Being a female folk singer, she's expected to be so liberal as to say that, meaning, Let us not judge others. But I disagree. Judging others is necessary in life today, and it keeps many of us alive. No judge, no judge? I'll be the judge of that. Michael Jackson was, among other things, a pedophile. Do I have the proof? No. But enough people sued him over what he did to their sons to make me think something may have been up. Combine that with all the weird stuff and I'm willing to climb out on a branch and say, yes, he was guilty. No judge? You're right -- there was no judge, because the rich little jerk was able to pay off the parents of all his young victims, so he never had to go to trial.
I don't like that we're supposed to edit ourselves when dealing with a rich and powerful figure. Now that Michael Jackson is dead, comedians are starting to loosen up a bit and say what they couldn't say before. But not much -- after all, his heirs and other Jacko interests could sue. Hell, the old woman who told cameras Jacko's death made for the worst day or her life could probably sue.

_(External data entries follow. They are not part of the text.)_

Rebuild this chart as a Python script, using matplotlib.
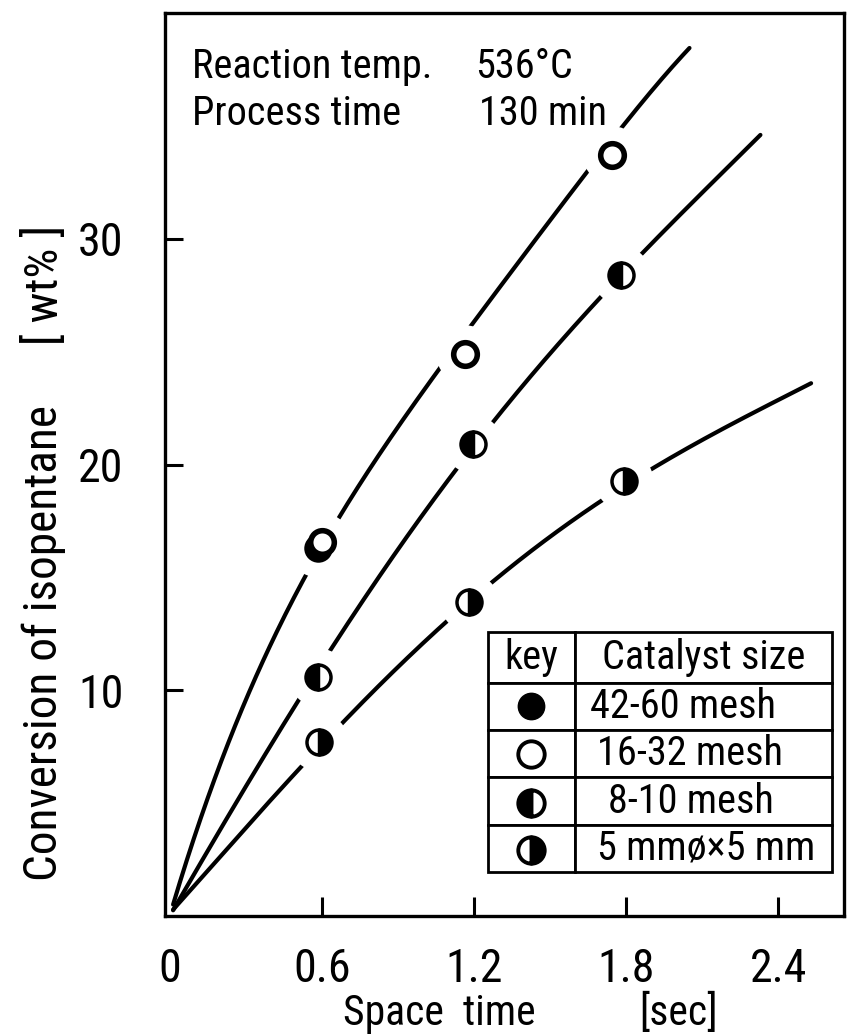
import numpy as np
import matplotlib
matplotlib.use("Agg")
from matplotlib import pyplot as plt
from matplotlib import font_manager

# pick a narrow face if one is installed
fonts = font_manager.fontManager.ttflist
names = {f.name for f in fonts}
face = None
for cand in ['Liberation Sans Narrow', 'Roboto Condensed', 'Open Sans Condensed',
             'Noto Sans Condensed', 'Arial Narrow']:
    if cand in names:
        face = cand
        break
if face is None:
    narrow = sorted(f.name for f in fonts if 'Narrow' in f.name or 'Condensed' in f.name)
    if narrow:
        face = narrow[0]
if face is None and any(f.name == 'DejaVu Sans' and f.stretch == 'condensed' for f in fonts):
    face = 'DejaVu Sans'
    plt.rcParams['font.stretch'] = 'condensed'
if face is None:
    face = 'Liberation Sans'
plt.rcParams['font.family'] = [face, 'DejaVu Sans']

# measured conversion points [space time (s), conversion (wt%)]
open_x = [0.60, 1.165, 1.745]          # 16-32 mesh
open_y = [16.55, 24.9, 33.7]
fine_x = [0.584]                       # 42-60 mesh
fine_y = [16.3]
mid_x = [0.584, 1.196, 1.78]           # 8-10 mesh
mid_y = [10.6, 20.9, 28.4]
pellet_x = [0.588, 1.18, 1.79]         # 5 mm pellets
pellet_y = [7.7, 13.9, 19.25]

# hand-drawn trend curves, read along their length
top_cx = [0.012, 0.13, 0.33, 0.60, 0.99, 1.17, 1.43, 1.65, 1.81, 2.05]
top_cy = [0.27, 5.13, 10.0, 16.55, 22.9, 26.0, 29.9, 33.0, 35.2, 38.5]
mid_cx = [0.012, 0.27, 0.50, 0.62, 0.99, 1.13, 1.26, 1.69, 1.85, 2.33]
mid_cy = [0.27, 5.13, 9.47, 11.6, 17.6, 19.8, 21.7, 27.3, 29.2, 34.6]
low_cx = [0.012, 0.39, 0.525, 0.66, 1.10, 1.25, 1.725, 1.88, 2.53]
low_cy = [0.27, 5.13, 6.7, 8.2, 13.2, 14.6, 18.5, 19.7, 23.6]

x_ticks = [0, 0.6, 1.2, 1.8, 2.4]
x_labels = ["0", "0.6", "1.2", "1.8", "2.4"]
y_ticks = [10, 20, 30]

key_labels = ["42-60 mesh", "16-32 mesh", "8-10 mesh", "5 mmø×5 mm"]

fig = plt.figure(figsize=(8.47, 10.34), dpi=100)
ax = fig.add_axes([0.1948, 0.1141, 0.8017, 0.8733])
ax.set_xlim(-0.02, 2.66)
ax.set_ylim(0, 40)

for cx, cy in [(top_cx, top_cy), (mid_cx, mid_cy), (low_cx, low_cy)]:
    coef = np.polyfit(cx, cy, 4)
    xs = np.linspace(cx[0], cx[-1], 300)
    ax.plot(xs, np.polyval(coef, xs), color='black', lw=3.0,
            solid_capstyle='round', zorder=2)

# white halos break the curves around every point
all_x = open_x + fine_x + mid_x + pellet_x
all_y = open_y + fine_y + mid_y + pellet_y
ax.plot(all_x, all_y, 'o', ms=42, mfc='white', mec='none', zorder=3)

ms = 18
ax.plot(fine_x, fine_y, 'o', ms=ms, mfc='black', mec='black', mew=2.5, zorder=4)
ax.plot(open_x, open_y, 'o', ms=ms - 1, mfc='white', mec='black', mew=4, zorder=5)
ax.plot(mid_x, mid_y, 'o', ms=ms, fillstyle='left', mfc='black', mfcalt='white',
        mec='black', mew=2.5, zorder=4)
ax.plot(pellet_x, pellet_y, 'o', ms=ms, fillstyle='right', mfc='black',
        mfcalt='white', mec='black', mew=2.5, zorder=4)

for s in ax.spines.values():
    s.set_linewidth(2.4)

ax.set_xticks(x_ticks)
ax.set_xticklabels(x_labels)
ax.set_yticks(y_ticks)
ax.tick_params(axis='x', direction='in', length=14, width=2.2, pad=22, labelsize=33)
ax.tick_params(axis='y', direction='in', length=13, width=2.2, pad=30, labelsize=33)
ax.xaxis.get_major_ticks()[0].tick1line.set_visible(False)

fig.text(0.405, 0.009, "Space  time", fontsize=30, ha='left', va='baseline')
fig.text(0.755, 0.009, "[sec]", fontsize=30, ha='left', va='baseline')
fig.text(0.052, 0.148, "Conversion of isopentane", fontsize=34, rotation=90,
         ha='center', va='bottom')
fig.text(0.052, 0.666, "[ wt% ]", fontsize=34, rotation=90, ha='center', va='bottom')

ax.text(0.04, 0.962, "Reaction temp.", transform=ax.transAxes, fontsize=29, va='top', zorder=6)
ax.text(0.456, 0.962, "536°C", transform=ax.transAxes, fontsize=29, va='top', zorder=6)
ax.text(0.04, 0.910, "Process time", transform=ax.transAxes, fontsize=29, va='top', zorder=6)
ax.text(0.463, 0.910, "130 min", transform=ax.transAxes, fontsize=29, va='top', zorder=6)

# key table
cells = [["key", "Catalyst size"]] + [["", lab] for lab in key_labels]
tbl = ax.table(cellText=cells, colWidths=[87, 257], cellLoc='center',
               bbox=[0.4757, 0.0487, 0.5066, 0.2658], zorder=6)
tbl.auto_set_font_size(False)
tbl.set_fontsize(29)
row_pad = [0.058, 0.085, 0.13, 0.085]
for (r, c), cell in tbl.get_celld().items():
    cell.set_linewidth(2.0)
    cell.set_height(51 if r == 0 else 47.5)
    if r > 0 and c == 1:
        cell.get_text().set_ha('left')
        cell.PAD = row_pad[r - 1]

key_y = [0.2326, 0.1799, 0.1257, 0.0736]
key_x = 0.539
kms = 19
ax.plot(key_x, key_y[0], 'o', ms=kms, mfc='black', mec='black', transform=ax.transAxes, zorder=7)
ax.plot(key_x, key_y[1], 'o', ms=kms, mfc='white', mec='black', mew=2.8, transform=ax.transAxes, zorder=7)
ax.plot(key_x, key_y[2], 'o', ms=kms, fillstyle='left', mfc='black', mfcalt='white',
        mec='black', mew=2.8, transform=ax.transAxes, zorder=7)
ax.plot(key_x, key_y[3], 'o', ms=kms, fillstyle='right', mfc='black', mfcalt='white',
        mec='black', mew=2.8, transform=ax.transAxes, zorder=7)

fig.savefig("out.png", dpi=100)
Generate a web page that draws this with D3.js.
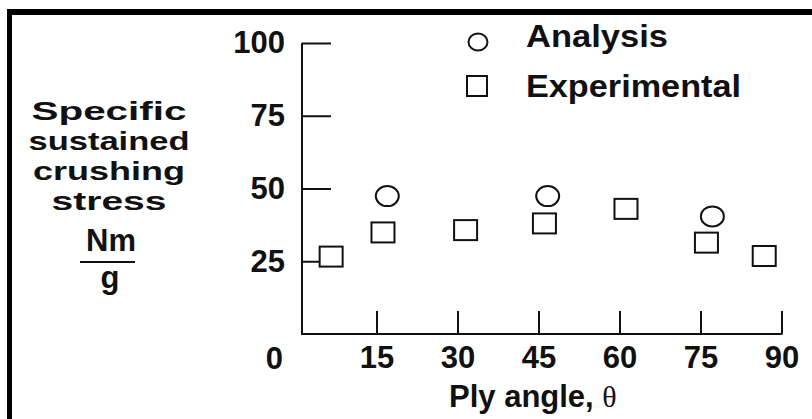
<!DOCTYPE html>
<html>
<head>
<meta charset="utf-8">
<script src="https://cdn.jsdelivr.net/npm/d3@7"></script>
<style>
  html, body { margin: 0; padding: 0; background: #fff; }
  svg { display: block; }
  text { font-family: "Liberation Sans", Arial, Helvetica, sans-serif; font-weight: bold; fill: #111; }
</style>
</head>
<body>
<svg id="chart" width="812" height="419"></svg>
<script>
// ---- data ----
const analysisAngle  = [17.0, 46.7, 77.2];
const analysisStress = [47.4, 47.4, 40.4];
const expAngle  = [6.6, 16.2, 31.5, 46.1, 61.2, 76.1, 86.8];
const expStress = [26.6, 34.9, 35.7, 38.0, 43.0, 31.4, 26.8];
const xTickValues = [15, 30, 45, 60, 75, 90];
const yTickValues = [25, 50, 75, 100];
const legendLabels = ["Analysis", "Experimental"];
const yTitleLines = ["Specific", "sustained", "crushing", "stress"];
const yUnitTop = "Nm";
const yUnitBottom = "g";
const xTitle = "Ply angle, ";
const xTitleSymbol = "θ";
const originLabel = "0";

// ---- layout ----
const svg = d3.select("#chart");
const x = d3.scaleLinear().domain([0, 90]).range([295.5, 781.5]);
const y = d3.scaleLinear().domain([0, 100]).range([334, 43]);
const axisX = 302;      // where the vertical axis sits
const stroke = "#111";

// frame (top and left heavy bars)
svg.append("rect").attr("x", 7).attr("y", 9).attr("width", 805).attr("height", 6).attr("fill", "#000");
svg.append("rect").attr("x", 7).attr("y", 9).attr("width", 5).attr("height", 410).attr("fill", "#000");

// y axis
const gy = svg.append("g").attr("transform", `translate(${axisX},0)`)
  .call(d3.axisLeft(y).tickValues(yTickValues).tickSizeInner(-29).tickSizeOuter(0).tickPadding(17)
        .tickFormat(d3.format("d")));
gy.select(".domain").attr("stroke", stroke).attr("stroke-width", 2)
  .attr("d", `M0,${y(100)}V${y(0)}`);
gy.selectAll(".tick line").attr("stroke", stroke).attr("stroke-width", 2);
gy.selectAll(".tick text").style("font-size", "31px").style("font-weight", "bold")
  .attr("fill", "#111").attr("font-family", null);

// x axis
const gx = svg.append("g").attr("transform", `translate(0,${y(0)})`)
  .call(d3.axisBottom(x).tickValues(xTickValues).tickSizeInner(-23).tickSizeOuter(0).tickPadding(12)
        .tickFormat(d3.format("d")));
gx.select(".domain").attr("stroke", stroke).attr("stroke-width", 2)
  .attr("d", `M${axisX - 1},0H${x(90) + 1}`);
gx.selectAll(".tick line").attr("stroke", stroke).attr("stroke-width", 2);
gx.selectAll(".tick text").style("font-size", "31px").style("font-weight", "bold")
  .attr("fill", "#111").attr("font-family", null);

// origin label
svg.append("text").attr("x", 283).attr("y", 369).attr("text-anchor", "end")
  .style("font-size", "31px").text(originLabel);

// experimental squares
const sqW = 23, sqH = 20;
svg.append("g").selectAll("rect").data(expAngle.map((a, i) => [a, expStress[i]])).join("rect")
  .attr("x", d => x(d[0]) - sqW / 2).attr("y", d => y(d[1]) - sqH / 2)
  .attr("width", sqW).attr("height", sqH)
  .attr("fill", "#fff").attr("stroke", stroke).attr("stroke-width", 2);

// analysis circles
svg.append("g").selectAll("ellipse").data(analysisAngle.map((a, i) => [a, analysisStress[i]])).join("ellipse")
  .attr("cx", d => x(d[0])).attr("cy", d => y(d[1]))
  .attr("rx", 11.5).attr("ry", 10)
  .attr("fill", "#fff").attr("stroke", stroke).attr("stroke-width", 2);

// legend
svg.append("ellipse").attr("cx", 478).attr("cy", 42).attr("rx", 9.5).attr("ry", 8.5)
  .attr("fill", "none").attr("stroke", stroke).attr("stroke-width", 2);
svg.append("rect").attr("x", 467).attr("y", 76).attr("width", 20).attr("height", 20)
  .attr("fill", "none").attr("stroke", stroke).attr("stroke-width", 2);
const legendWidths = [142, 215];
const legendBase = [47, 97];
legendLabels.forEach((t, i) => {
  svg.append("text").attr("x", 526).attr("y", legendBase[i])
    .attr("textLength", legendWidths[i]).attr("lengthAdjust", "spacingAndGlyphs")
    .style("font-size", "31px").text(t);
});

// y title (stacked lines)
const yTitleWidths = [155, 161, 152, 115];
const yTitleBase = [120, 150, 180, 210];
yTitleLines.forEach((t, i) => {
  svg.append("text").attr("x", 109 - yTitleWidths[i] / 2).attr("y", yTitleBase[i])
    .attr("textLength", yTitleWidths[i]).attr("lengthAdjust", "spacingAndGlyphs")
    .style("font-size", "26.5px").text(t);
});
// unit as a fraction
svg.append("text").attr("x", 111).attr("y", 251).attr("text-anchor", "middle")
  .style("font-size", "31px").text(yUnitTop);
svg.append("text").attr("x", 110).attr("y", 288).attr("text-anchor", "middle")
  .style("font-size", "31px").text(yUnitBottom);
svg.append("line").attr("x1", 80).attr("x2", 135).attr("y1", 262).attr("y2", 262)
  .attr("stroke", stroke).attr("stroke-width", 2);

// x title
const xt = svg.append("text").attr("x", 449).attr("y", 407).style("font-size", "31px");
xt.append("tspan").text(xTitle);
xt.append("tspan").style("font-family", "'Liberation Serif', 'DejaVu Serif', serif")
  .style("font-weight", "normal").style("font-size", "30px").text(xTitleSymbol);
</script>
</body>
</html>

Power in our society isn't centered around good people who have everyone's interests at heart. This pervades the fabric of America right down to our neighborhoods.
Good neighbors are not powerful by any means. We keep to ourselves, while bad neighbors and true Neighbors From Hell band together like grease bonding in a puddle of dirty water.
And in all my work, I don't see that changing. It's not in our nature to gang up on our problem neighbor, and we don't have the time to return their harassment. Given time and money and having nothing better to do, we just might be pulled down to their level, maybe just briefly.
I'm glad to be among the good neighbor "underclass," and among the masses who don't do whatever they want -- either because it's socially unacceptable or financially unaffordable -- without respect for neighbors or other human beings in general.
And yet, I'm sure that very singer -- the one whose show I attended and enjoyed -- would fault me for being so judgmental. Ah, so you do judge?